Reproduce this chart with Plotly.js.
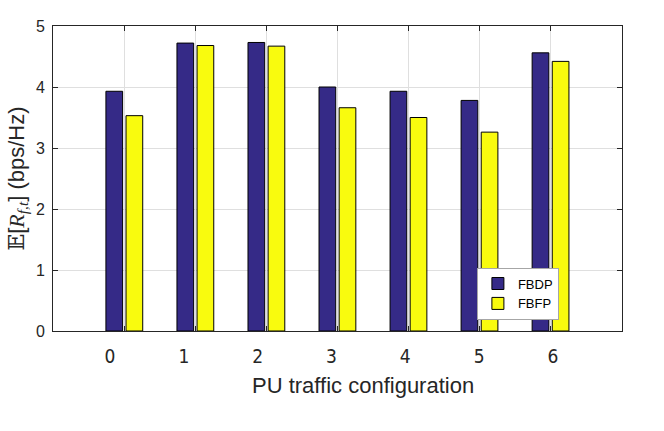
<!DOCTYPE html>
<html>
<head>
<meta charset="utf-8">
<script src="https://cdn.plot.ly/plotly-3.0.1.min.js"></script>
<style>
	html, body { margin: 0; padding: 0; background: white; }
	#chart { width: 664px; height: 431px; }
</style>
</head>
<body>
<div id="chart"></div>
<script>
// PU traffic configurations
const configs = [0, 1, 2, 3, 4, 5, 6]
const tick_labels = ["0", "1", "2", "3", "4", "5", "6"]

// average rate, bps/Hz
const fbdp = [3.93, 4.72, 4.73, 4.00, 3.93, 3.78, 4.56]
const fbfp = [3.53, 4.68, 4.67, 3.66, 3.50, 3.26, 4.42]

const dark = "#262626"

var blue_bars = {
	x: configs,
	y: fbdp,
	name: "FBDP",
	type: "bar",
	width: 0.235,
	offset: -0.255,
	marker: { color: "#352a87", line: { color: "#000000", width: 1 } }
}

var yellow_bars = {
	x: configs,
	y: fbfp,
	name: "FBFP",
	type: "bar",
	width: 0.235,
	offset: 0.028,
	marker: { color: "#f9fb0e", line: { color: "#000000", width: 1 } }
}

// invisible trace, only carries the (shifted) tick labels of the second x axis
var label_axis = {
	x: configs,
	y: Array(configs.length).fill(0),
	xaxis: "x2",
	type: "scatter",
	mode: "markers",
	marker: { opacity: 0 },
	showlegend: false,
	hoverinfo: "skip"
}

var layout = {
	width: 664,
	height: 431,
	margin: { l: 53, r: 42, t: 26, b: 100, pad: 0 },
	paper_bgcolor: "white",
	plot_bgcolor: "white",
	font: { family: "Liberation Sans, Arial, sans-serif", color: dark },
	showlegend: true,
	legend: {
		x: 0.745,
		y: 0.208,
		xanchor: "left",
		yanchor: "top",
		bgcolor: "white",
		bordercolor: "#a6a6a6",
		borderwidth: 1,
		font: { size: 13, color: "#000000" },
		tracegroupgap: 0,
		itemwidth: 30
	},
	xaxis: {
		range: [-1, 7.01],
		tickvals: configs,
		showticklabels: false,
		ticks: "inside",
		ticklen: 5,
		tickcolor: dark,
		showgrid: true,
		gridcolor: "#dfdfdf",
		gridwidth: 1,
		zeroline: false,
		showline: true,
		linecolor: dark,
		linewidth: 1,
		mirror: "ticks"
	},
	xaxis2: {
		overlaying: "x",
		side: "bottom",
		range: [-0.772, 6.935],
		tickvals: configs,
		ticktext: tick_labels,
		ticks: "",
		showgrid: false,
		zeroline: false,
		showline: false,
		ticklabelstandoff: 12,
		tickfont: { family: "DejaVu Sans Condensed, Liberation Sans Narrow, sans-serif", size: 19, color: dark }
	},
	yaxis: {
		range: [0, 5],
		dtick: 1,
		ticks: "inside",
		ticklen: 5,
		tickcolor: dark,
		tickfont: { size: 16, color: dark },
		ticklabelstandoff: 4,
		showgrid: true,
		gridcolor: "#dfdfdf",
		gridwidth: 1,
		zeroline: false,
		showline: true,
		linecolor: dark,
		linewidth: 1,
		mirror: "ticks",
		title: {
			text: "<span style=\"font-family:DejaVu Serif\">𝔼</span>[<i style=\"font-family:Liberation Serif\">R</i><sub><i style=\"font-family:Liberation Serif\">f,t</i></sub>] (bps/Hz)",
			font: { size: 22, color: dark },
			standoff: 5
		}
	},
	annotations: [{
		text: "PU traffic configuration",
		xref: "paper",
		yref: "paper",
		x: 0.545,
		y: -0.13,
		xanchor: "center",
		yanchor: "top",
		showarrow: false,
		font: { size: 22, color: dark }
	}]
}

var config = { displayModeBar: false, staticPlot: true }

Plotly.newPlot("chart", [blue_bars, yellow_bars, label_axis], layout, config)
</script>
</body>
</html>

════════════════════

# [Work to be completed]
Reproduce the data word for word, excluding its pictures.

# [Exercise output]
Reproduce this chart with Plotly.js.
<!DOCTYPE html>
<html>
<head>
<meta charset="utf-8">
<script src="https://cdn.plot.ly/plotly-3.0.1.min.js"></script>
<style>
	html, body { margin: 0; padding: 0; background: white; }
	#chart { width: 664px; height: 431px; }
</style>
</head>
<body>
<div id="chart"></div>
<script>
// PU traffic configurations
const configs = [0, 1, 2, 3, 4, 5, 6]
const tick_labels = ["0", "1", "2", "3", "4", "5", "6"]

// average rate, bps/Hz
const fbdp = [3.93, 4.72, 4.73, 4.00, 3.93, 3.78, 4.56]
const fbfp = [3.53, 4.68, 4.67, 3.66, 3.50, 3.26, 4.42]

const dark = "#262626"

var blue_bars = {
	x: configs,
	y: fbdp,
	name: "FBDP",
	type: "bar",
	width: 0.235,
	offset: -0.255,
	marker: { color: "#352a87", line: { color: "#000000", width: 1 } }
}

var yellow_bars = {
	x: configs,
	y: fbfp,
	name: "FBFP",
	type: "bar",
	width: 0.235,
	offset: 0.028,
	marker: { color: "#f9fb0e", line: { color: "#000000", width: 1 } }
}

// invisible trace, only carries the (shifted) tick labels of the second x axis
var label_axis = {
	x: configs,
	y: Array(configs.length).fill(0),
	xaxis: "x2",
	type: "scatter",
	mode: "markers",
	marker: { opacity: 0 },
	showlegend: false,
	hoverinfo: "skip"
}

var layout = {
	width: 664,
	height: 431,
	margin: { l: 53, r: 42, t: 26, b: 100, pad: 0 },
	paper_bgcolor: "white",
	plot_bgcolor: "white",
	font: { family: "Liberation Sans, Arial, sans-serif", color: dark },
	showlegend: true,
	legend: {
		x: 0.745,
		y: 0.208,
		xanchor: "left",
		yanchor: "top",
		bgcolor: "white",
		bordercolor: "#a6a6a6",
		borderwidth: 1,
		font: { size: 13, color: "#000000" },
		tracegroupgap: 0,
		itemwidth: 30
	},
	xaxis: {
		range: [-1, 7.01],
		tickvals: configs,
		showticklabels: false,
		ticks: "inside",
		ticklen: 5,
		tickcolor: dark,
		showgrid: true,
		gridcolor: "#dfdfdf",
		gridwidth: 1,
		zeroline: false,
		showline: true,
		linecolor: dark,
		linewidth: 1,
		mirror: "ticks"
	},
	xaxis2: {
		overlaying: "x",
		side: "bottom",
		range: [-0.772, 6.935],
		tickvals: configs,
		ticktext: tick_labels,
		ticks: "",
		showgrid: false,
		zeroline: false,
		showline: false,
		ticklabelstandoff: 12,
		tickfont: { family: "DejaVu Sans Condensed, Liberation Sans Narrow, sans-serif", size: 19, color: dark }
	},
	yaxis: {
		range: [0, 5],
		dtick: 1,
		ticks: "inside",
		ticklen: 5,
		tickcolor: dark,
		tickfont: { size: 16, color: dark },
		ticklabelstandoff: 4,
		showgrid: true,
		gridcolor: "#dfdfdf",
		gridwidth: 1,
		zeroline: false,
		showline: true,
		linecolor: dark,
		linewidth: 1,
		mirror: "ticks",
		title: {
			text: "<span style=\"font-family:DejaVu Serif\">𝔼</span>[<i style=\"font-family:Liberation Serif\">R</i><sub><i style=\"font-family:Liberation Serif\">f,t</i></sub>] (bps/Hz)",
			font: { size: 22, color: dark },
			standoff: 5
		}
	},
	annotations: [{
		text: "PU traffic configuration",
		xref: "paper",
		yref: "paper",
		x: 0.545,
		y: -0.13,
		xanchor: "center",
		yanchor: "top",
		showarrow: false,
		font: { size: 22, color: dark }
	}]
}

var config = { displayModeBar: false, staticPlot: true }

Plotly.newPlot("chart", [blue_bars, yellow_bars, label_axis], layout, config)
</script>
</body>
</html>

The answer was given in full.